Fri Sep 26, 2008 3:07am EDT

By Tom Ferraro and Richard Cowan

WASHINGTON (Reuters) – A rescue for the U.S. financial system unraveled on Thursday amid accusations Republican presidential candidate John McCain scuppered the deal, and Washington Mutual was closed by U.S. authorities and its assets sold in America’s biggest ever bank failure.

As negotiations over an unprecedented $700 billion bailout to restore credit markets degenerated into chaos, the largest U.S. savings and loan bank was taken over by authorities and its deposits auctioned off. U.S. stock futures fell by more than 1 percent.

The third-largest U.S. bank JPMorgan Chase & Co (JPM) said it bought the deposits of Washington Mutual Inc (WM), which has seen its stock price virtually wiped out because of massive amounts of bad mortgages. The government said there would be no impact on WaMu’s depositors and customers. JPMorgan said it would be business as usual on Friday morning.

Had a bailout deal been reached in Congress, it may have helped the savings and loan, founded in Seattle in 1889. Efforts to find a suitor to buy WaMu faltered in recent days over concerns about whether the government would reach a deal to buy its toxic mortgages.

Earlier on Thursday, U.S. lawmakers had appeared close to a final agreement on the bailout, lifting world stock markets and sending the dollar higher.
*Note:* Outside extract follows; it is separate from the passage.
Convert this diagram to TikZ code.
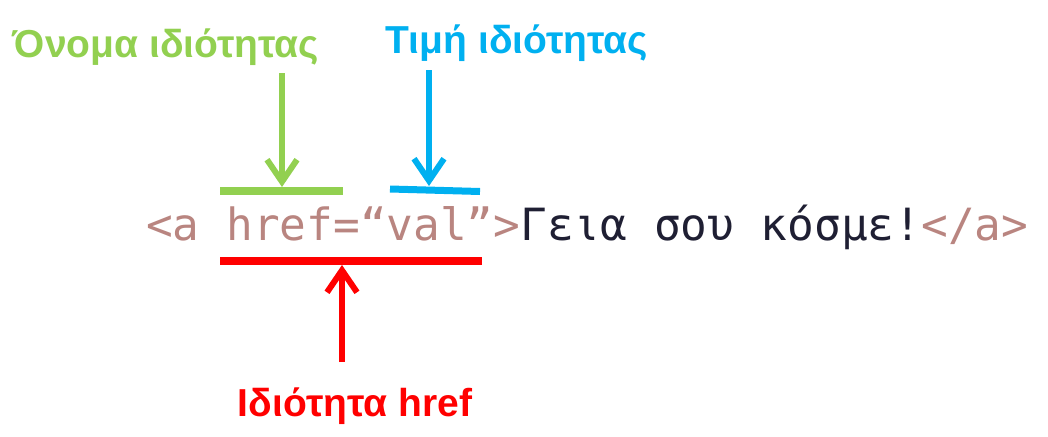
\documentclass[tikz,border=0pt]{standalone}
\usepackage{fontspec}
\setmainfont{Liberation Sans}
\newfontfamily\codefont{DejaVu Sans Mono}
\usetikzlibrary{arrows.meta}
\definecolor{cgreen}{HTML}{92D050}
\definecolor{cblue}{HTML}{00B0F0}
\definecolor{cred}{HTML}{FF0000}
\definecolor{ctag}{HTML}{B98580}
\definecolor{ctext}{HTML}{1F1F33}
\begin{document}
\begin{tikzpicture}[x=1pt,y=-1pt,
  lbl/.style={inner sep=0pt,anchor=base,font=\fontsize{39}{42}\selectfont\bfseries},
  bar/.style={line width=8pt},
  pointer/.style={line width=6pt,-{Straight Barb[length=22pt,width=30pt,line width=6pt]}}]
\fill[white] (0,0) rectangle (1048,436);
\useasboundingbox (0,0) rectangle (1048,436);
% labels
\node[lbl,text=cgreen] (gname) at (166,57) {Όνομα ιδιότητας};
\node[lbl,text=cblue] (bname) at (517,54) {Τιμή ιδιότητας};
\node[lbl,text=cred] (rname) at (355,416) {Ιδιότητα href};
% code line
\node[inner sep=0pt,anchor=base west,font=\codefont\fontsize{44.4}{48}\selectfont] (code) at (146,240)
  {\textcolor{ctag}{<a href=“val”>}\textcolor{ctext}{Γεια σου κόσμε!}\textcolor{ctag}{</a>}};
% bars
\coordinate (g1) at (220,191); \coordinate (g2) at (343,191);
\coordinate (b1) at (390,189); \coordinate (b2) at (480,191.5);
\coordinate (r1) at (220,261); \coordinate (r2) at (482,261);
\draw[bar,cgreen] (g1) -- (g2);
\draw[bar,cblue,line width=7pt] (b1) -- (b2);
\draw[bar,cred] (r1) -- (r2);
% arrows
\coordinate (ga) at (282,73); \coordinate (gt) at (282,187);
\coordinate (ba) at (429,70); \coordinate (bt) at (429,186);
\coordinate (ra) at (342,362); \coordinate (rt) at (342,265);
\draw[pointer,cgreen] (ga) -- (gt);
\draw[pointer,cblue] (ba) -- (bt);
\draw[pointer,cred] (ra) -- (rt);
\end{tikzpicture}
\end{document}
But things spun off course during an emergency White House meeting between Congressional leaders with U.S. President George W. Bush.

In advance of that meeting, which included the two men battling to succeed him, Democrat Barack Obama and McCain, a compromise bipartisan deal seemed imminent.

After the session, Congressional leaders said an agreement could take until the weekend or longer.

Republican U.S. Sen. Richard Shelby bluntly told reporters, “I don’t believe we have an agreement.” He later said the deal was in “limbo.”

A group of conservative Republican lawmakers proposed an alternative mortgage insurance plan, eschewing the Bush administration’s Wall Street bailout just weeks before the November 4 election as many lawmakers try to hold on to their seats.